Who the fuck is Nasty Cherry?

Meet Chloe, the lead guitarist, who is also singer in a band called Kitten. Meet Georgia, the bass guitarist (who actually moved to America and learned bass just to play for Nasty Cherry). Meet Debbie, the drummer, who really wants to get into production. Meet Gabi, the lead singer, who at the band’s launch “wouldn’t sing in front of anyone”. And meet Emmie, the woman tasked with managing them and helping them reach international stardom. (Also, meet Chuyo, Gabi’s iconic mum)

Charli XCX is a woman who needs no introduction. Back in 2018, before the release of Charli, and even the success of 1999 and everything she’s created since, she decided it wasn’t enough. She wanted a band. So she put together four of her friends, who all knew her through different means, gave them a house and some instruments.

First point: Nasty Cherry are actually really good. ‘Win’ is catchy and intoxicating, and through watching the show you can see that it comes from a point where they were all so desperate for the band to become a success. Yet you could tell that they were terrified. Has a group been put together quite in this way? Backed by a global pop star and faced with massive hype, despite not having a single song released? And for Debbie and Georgia especially, to have put their lives on hold and fly across the world, they really did need to win.

It’s extremely interesting to see how the four work together as they get to know each other and improve both themselves and each other, both as people and musicians. The most interesting dynamics are both through Georgia. One of the quieter members of the band, but also really assertive, she gets on really well with Debbie. Their friendship is one of the sweetest moments of the whole show.

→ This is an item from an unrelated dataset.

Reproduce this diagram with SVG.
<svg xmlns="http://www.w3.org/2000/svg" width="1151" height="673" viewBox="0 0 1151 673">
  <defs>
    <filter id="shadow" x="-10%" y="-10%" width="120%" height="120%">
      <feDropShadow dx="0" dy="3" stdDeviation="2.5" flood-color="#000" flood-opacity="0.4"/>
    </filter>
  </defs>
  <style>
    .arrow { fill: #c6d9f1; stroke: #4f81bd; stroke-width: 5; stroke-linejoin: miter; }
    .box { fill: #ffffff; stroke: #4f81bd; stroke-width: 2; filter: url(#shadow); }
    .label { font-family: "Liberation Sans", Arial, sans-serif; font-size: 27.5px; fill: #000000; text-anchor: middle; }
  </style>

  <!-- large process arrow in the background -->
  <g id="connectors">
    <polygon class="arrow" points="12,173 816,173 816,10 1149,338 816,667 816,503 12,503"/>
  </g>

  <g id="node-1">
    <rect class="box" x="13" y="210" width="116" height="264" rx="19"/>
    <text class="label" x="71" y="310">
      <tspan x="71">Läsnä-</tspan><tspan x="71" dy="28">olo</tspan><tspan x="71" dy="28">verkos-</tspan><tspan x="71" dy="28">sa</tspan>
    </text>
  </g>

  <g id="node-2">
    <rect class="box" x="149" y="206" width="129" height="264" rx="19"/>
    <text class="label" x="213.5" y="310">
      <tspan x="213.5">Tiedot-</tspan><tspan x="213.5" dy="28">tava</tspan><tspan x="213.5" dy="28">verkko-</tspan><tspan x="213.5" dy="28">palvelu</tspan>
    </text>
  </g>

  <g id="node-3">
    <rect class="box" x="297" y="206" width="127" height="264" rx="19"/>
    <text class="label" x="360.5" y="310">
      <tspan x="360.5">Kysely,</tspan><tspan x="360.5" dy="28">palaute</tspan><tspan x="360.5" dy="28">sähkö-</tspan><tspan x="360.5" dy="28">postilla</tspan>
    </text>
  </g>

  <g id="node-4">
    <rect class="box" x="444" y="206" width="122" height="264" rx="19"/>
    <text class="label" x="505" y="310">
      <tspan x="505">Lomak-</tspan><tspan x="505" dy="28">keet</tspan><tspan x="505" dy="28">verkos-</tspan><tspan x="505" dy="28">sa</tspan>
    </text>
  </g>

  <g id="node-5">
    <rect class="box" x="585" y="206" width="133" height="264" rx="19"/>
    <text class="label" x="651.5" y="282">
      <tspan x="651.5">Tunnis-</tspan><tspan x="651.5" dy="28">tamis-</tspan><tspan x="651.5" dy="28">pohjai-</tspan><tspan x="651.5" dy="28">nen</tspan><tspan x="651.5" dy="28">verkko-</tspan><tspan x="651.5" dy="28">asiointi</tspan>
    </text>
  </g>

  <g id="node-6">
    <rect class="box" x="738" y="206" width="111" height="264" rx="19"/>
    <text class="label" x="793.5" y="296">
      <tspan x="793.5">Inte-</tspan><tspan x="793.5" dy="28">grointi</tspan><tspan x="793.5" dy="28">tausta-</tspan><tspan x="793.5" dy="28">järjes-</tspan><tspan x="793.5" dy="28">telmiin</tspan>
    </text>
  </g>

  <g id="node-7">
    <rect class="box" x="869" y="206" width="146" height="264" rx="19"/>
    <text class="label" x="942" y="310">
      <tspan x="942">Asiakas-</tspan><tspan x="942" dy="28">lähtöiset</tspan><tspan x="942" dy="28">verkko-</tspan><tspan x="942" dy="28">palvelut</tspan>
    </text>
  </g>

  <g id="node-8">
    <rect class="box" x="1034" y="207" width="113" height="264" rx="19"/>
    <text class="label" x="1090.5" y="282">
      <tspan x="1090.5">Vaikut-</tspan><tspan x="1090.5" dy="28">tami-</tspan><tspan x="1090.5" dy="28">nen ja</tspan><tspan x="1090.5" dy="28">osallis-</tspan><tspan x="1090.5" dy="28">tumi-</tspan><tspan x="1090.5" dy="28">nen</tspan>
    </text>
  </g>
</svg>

(P.S. If biases are a thing outside of TV shows and k-pop, my Nasty Cherry bias would be Debbie. If for nothing else, we both share the same canny inability to open literally ANYTHING.)

Arguably, beyond the whole idea of women feeling empowered and making it in the music industry off of their own backs, the biggest plotline of the show is the tension between Chloe and the other members of the group, in particular, Georgia. (BTW, also check out Kitten, Chloe’s original band who also feature heavily. They’re great.) At one point, disagreements over production contribute to Chloe feeling so unvalued and disrespected that she even quits the band. While the two of them eventually resolve their differences, the way the events played out present the biggest problem I have with ‘I’m With The Band’.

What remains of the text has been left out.